Most have a spy main character but in the other stories, the main character is close to a spy. Most are serious tales but a couple are just funny and fun.

“Spy in the Sky” by Tonya D. Price: Set in Cuba in 1960s, Roberto MacAllister is a very bright young man but he’s also the son of a traitor. His dream is to escape to the US and work with rockets. Instead, he catches the eye of a prominet Russian scientist.


“Meeting at the Rise and Shine” by Kristine Kathryn Rusch: Susan is very worried about what the actor-turned president Reagan is doing. Worried enough that she’s agreed to meet with a reporter, carrying secret documents with her. But is she doing the righ thing, after all?


“Highpoint” by Michael Kingswood: Jeremy analyzes satellite images, specifically nuclear sites in North Korea. One day, the images are missing.


“Through the Eyes of a Dog” by Angela Penrose: Shawn loves dogs and when a dog-loving billionare couple wants a dog trainer, he’s more than happy to apply for the job. But he has another motive, too.

“Cat and Mice” by Jamie McNabb: Lionel the orange cat has started to eat a mouse one a week. The mice decide to do something about him.


“Our Man in Basingstoke” by Sabrina Chase: This was a fun story about an older British man who offered his manor house to the war effort during WWII. He didn’t expect what the War Office would require him to do.

“Night Flight” by Jonathan Kort: Marcel is a Jew living in occupied France during WWII. He and his fellow Jews are trying to survive and perhaps do something better.


“End of the Line” by David H. Hendrickson: Ferguson is getting older and getting the shittier assigments. But this is a new low. He needs to go to a retirement home and talk with an old friend, an old spy, and see if he still has his wits about him. If not… well, the Unit can’t let him talk about anything really secret.

“The Florentine Exchange” by Dayle A. Dermatis: This exciting story has two women spies. Antonia is an experienced spy and she’s been ordered to train fastidious Libby. When Antonia’s ankle is twisted, Libby must take Antonia’s place at an embassy ball where she must give a thumbdrive to another spy. But on her way to the ball, Libby realizes she has two thumbdrives.

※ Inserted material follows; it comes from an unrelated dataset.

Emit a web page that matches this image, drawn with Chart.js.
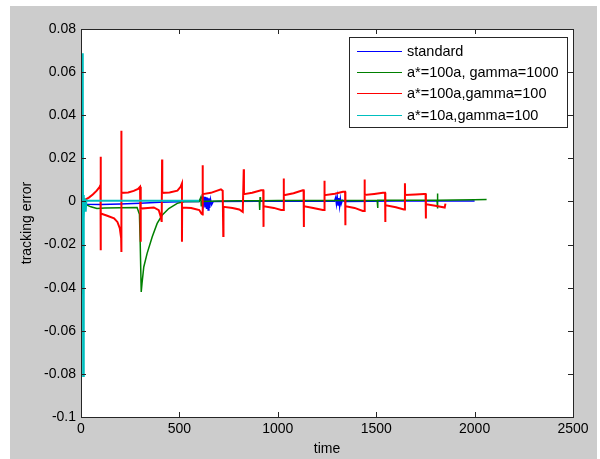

Antonia is up to no good.


“The Message” by C.A. Rowland: This story is set during US Civil War. Sissie is a slave in the household of Miss Antonia. When the Union soldiers bang on their door, Miss Antonia orders Sissie to help hide letters.

“Not What You’d Expect” by Leah Cutter: The narrator in this story isn’t a spy herself. But she gets to know one, Patty, at their yoga class. When Patty needs someone to go with her to a conference to spy on her company’s competitors, it sounds like fun.

“Turkish Coffee” by Johanna Rothman: Mira was born in Virginia but she loves Jaffa. And now she works there. Her job is to discover people’s secrets. She and her parner need to find out who is trying to infiltrate reasearch nuclear reactors.


“The Path” by David Stier: Aisha and her brother Ebrahim escaped from Afghanistan to US. Their whole other family is dead. Ebrahim hates the infidels and tries to force Aisha to live in the same way as she did in Afghanistan. But Aisha wants to succeed and goes to English classes in secret.


“Trafficking Stops” by Lisa Silverthorne: Sawyer Smith because a victim of trafficking she was fourteen. She managed to escape and is now doing her very best to stop the horrible people who sell teenagers and children. But now she’s working with a partner she doesn’t know.


“The Spy Who Walked into the Cold” by Ron Collins: Set in 1969 Chicago. Carl is a former Green Beret suffering from PTSD because of Vietnam war. Now, he’s a rookie FBI agent and working with a man who is spying on the Black Panthers. That makes him very uneasy.

This was the most down-to-earth Fiction River volume I’ve read so far. I love spy stories and these are very good ones. There’s also a lot of variety because a number of them are forced by circumstances to spy on others rather than being professional spies. Now I’d love to see a volume of fantasy and/or science fiction spies!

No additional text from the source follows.